*Supplied data*
____________________
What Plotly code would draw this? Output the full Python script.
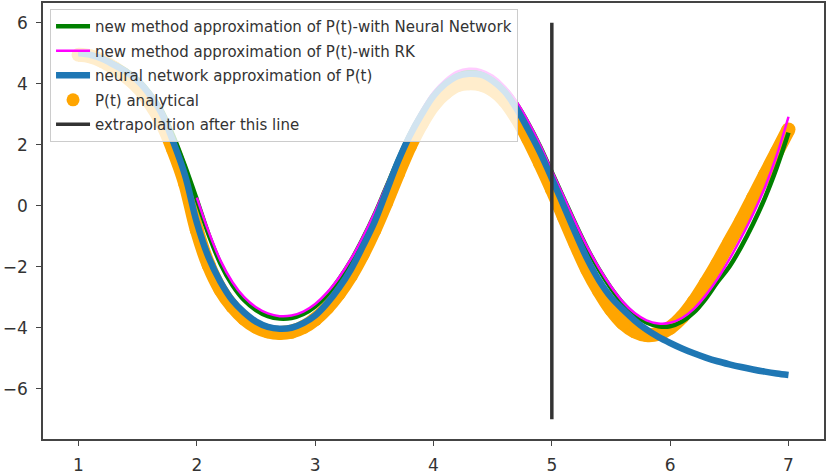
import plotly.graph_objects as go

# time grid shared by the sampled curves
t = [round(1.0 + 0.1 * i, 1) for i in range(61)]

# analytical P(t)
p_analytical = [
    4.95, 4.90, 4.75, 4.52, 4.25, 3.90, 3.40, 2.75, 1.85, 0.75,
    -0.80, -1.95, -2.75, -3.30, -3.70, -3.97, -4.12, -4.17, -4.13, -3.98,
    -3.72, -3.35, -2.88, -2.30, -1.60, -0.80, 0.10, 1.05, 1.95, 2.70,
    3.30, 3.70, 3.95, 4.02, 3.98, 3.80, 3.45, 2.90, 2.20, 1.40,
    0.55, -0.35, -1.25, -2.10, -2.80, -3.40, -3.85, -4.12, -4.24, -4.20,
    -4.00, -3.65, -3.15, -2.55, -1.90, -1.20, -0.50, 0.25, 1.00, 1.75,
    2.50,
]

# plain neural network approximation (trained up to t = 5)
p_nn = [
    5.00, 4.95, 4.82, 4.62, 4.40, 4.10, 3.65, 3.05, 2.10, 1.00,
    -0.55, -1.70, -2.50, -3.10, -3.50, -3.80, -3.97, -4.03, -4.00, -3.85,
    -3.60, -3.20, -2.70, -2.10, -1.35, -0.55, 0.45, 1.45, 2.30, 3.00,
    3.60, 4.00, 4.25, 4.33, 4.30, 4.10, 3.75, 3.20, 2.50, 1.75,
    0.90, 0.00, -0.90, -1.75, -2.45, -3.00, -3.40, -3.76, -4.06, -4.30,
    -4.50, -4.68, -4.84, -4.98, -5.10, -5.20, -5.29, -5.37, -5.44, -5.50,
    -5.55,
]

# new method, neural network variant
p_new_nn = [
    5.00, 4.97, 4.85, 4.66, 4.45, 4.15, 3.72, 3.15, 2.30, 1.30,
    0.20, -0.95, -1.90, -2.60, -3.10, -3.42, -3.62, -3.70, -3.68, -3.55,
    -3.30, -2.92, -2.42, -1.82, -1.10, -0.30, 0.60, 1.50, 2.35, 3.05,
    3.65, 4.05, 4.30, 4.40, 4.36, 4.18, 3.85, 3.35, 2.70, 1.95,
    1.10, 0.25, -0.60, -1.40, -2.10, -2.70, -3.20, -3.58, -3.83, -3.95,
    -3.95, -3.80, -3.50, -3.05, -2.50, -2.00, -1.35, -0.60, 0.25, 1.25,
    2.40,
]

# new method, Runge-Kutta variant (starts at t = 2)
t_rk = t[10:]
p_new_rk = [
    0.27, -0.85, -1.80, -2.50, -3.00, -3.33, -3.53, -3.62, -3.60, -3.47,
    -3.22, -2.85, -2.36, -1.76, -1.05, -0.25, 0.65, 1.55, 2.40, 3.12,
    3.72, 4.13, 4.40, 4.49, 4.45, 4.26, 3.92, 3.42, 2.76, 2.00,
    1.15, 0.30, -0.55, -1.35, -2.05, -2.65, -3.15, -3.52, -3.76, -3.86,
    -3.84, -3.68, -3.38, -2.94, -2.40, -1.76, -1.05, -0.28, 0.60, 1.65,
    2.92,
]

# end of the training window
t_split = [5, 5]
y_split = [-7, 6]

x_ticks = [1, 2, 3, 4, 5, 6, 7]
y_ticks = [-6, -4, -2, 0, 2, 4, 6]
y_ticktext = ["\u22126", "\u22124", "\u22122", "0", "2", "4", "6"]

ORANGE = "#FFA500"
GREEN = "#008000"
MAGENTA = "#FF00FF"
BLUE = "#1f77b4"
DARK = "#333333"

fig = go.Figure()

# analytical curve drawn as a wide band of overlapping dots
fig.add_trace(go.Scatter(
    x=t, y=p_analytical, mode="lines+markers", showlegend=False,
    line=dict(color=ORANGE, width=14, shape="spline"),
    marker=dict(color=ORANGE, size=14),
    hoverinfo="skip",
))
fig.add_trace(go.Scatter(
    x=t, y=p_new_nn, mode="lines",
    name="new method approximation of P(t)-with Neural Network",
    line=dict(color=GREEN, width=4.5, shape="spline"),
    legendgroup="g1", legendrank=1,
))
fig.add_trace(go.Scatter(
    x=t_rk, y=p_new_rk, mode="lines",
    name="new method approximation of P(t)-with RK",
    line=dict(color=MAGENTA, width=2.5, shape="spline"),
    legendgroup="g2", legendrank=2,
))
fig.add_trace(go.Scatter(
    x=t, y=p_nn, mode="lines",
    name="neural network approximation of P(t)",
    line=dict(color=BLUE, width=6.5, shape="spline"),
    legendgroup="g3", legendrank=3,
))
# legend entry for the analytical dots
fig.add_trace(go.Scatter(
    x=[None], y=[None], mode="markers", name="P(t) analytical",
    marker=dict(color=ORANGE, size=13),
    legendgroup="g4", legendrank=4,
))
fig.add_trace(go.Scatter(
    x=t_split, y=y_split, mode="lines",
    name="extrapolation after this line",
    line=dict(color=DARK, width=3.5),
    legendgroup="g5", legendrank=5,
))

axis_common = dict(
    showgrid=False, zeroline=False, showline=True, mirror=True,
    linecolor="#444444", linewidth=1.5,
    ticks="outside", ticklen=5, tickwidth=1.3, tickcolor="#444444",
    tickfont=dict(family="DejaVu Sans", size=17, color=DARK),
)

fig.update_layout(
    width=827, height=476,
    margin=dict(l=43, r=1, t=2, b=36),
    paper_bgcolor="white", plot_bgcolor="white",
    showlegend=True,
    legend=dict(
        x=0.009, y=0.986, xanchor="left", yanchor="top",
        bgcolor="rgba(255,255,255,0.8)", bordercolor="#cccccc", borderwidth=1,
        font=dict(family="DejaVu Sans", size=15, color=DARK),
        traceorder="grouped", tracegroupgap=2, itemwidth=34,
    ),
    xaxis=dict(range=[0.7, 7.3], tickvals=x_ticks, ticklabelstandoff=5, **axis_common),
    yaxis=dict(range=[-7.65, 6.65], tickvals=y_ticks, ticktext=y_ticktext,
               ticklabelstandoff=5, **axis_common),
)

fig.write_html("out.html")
____________________
*Short problem*
For each line of the listing that holds the word "this", show that line.

*Correct answer*
What Plotly code would draw this? Output the full Python script.
    name="extrapolation after this line",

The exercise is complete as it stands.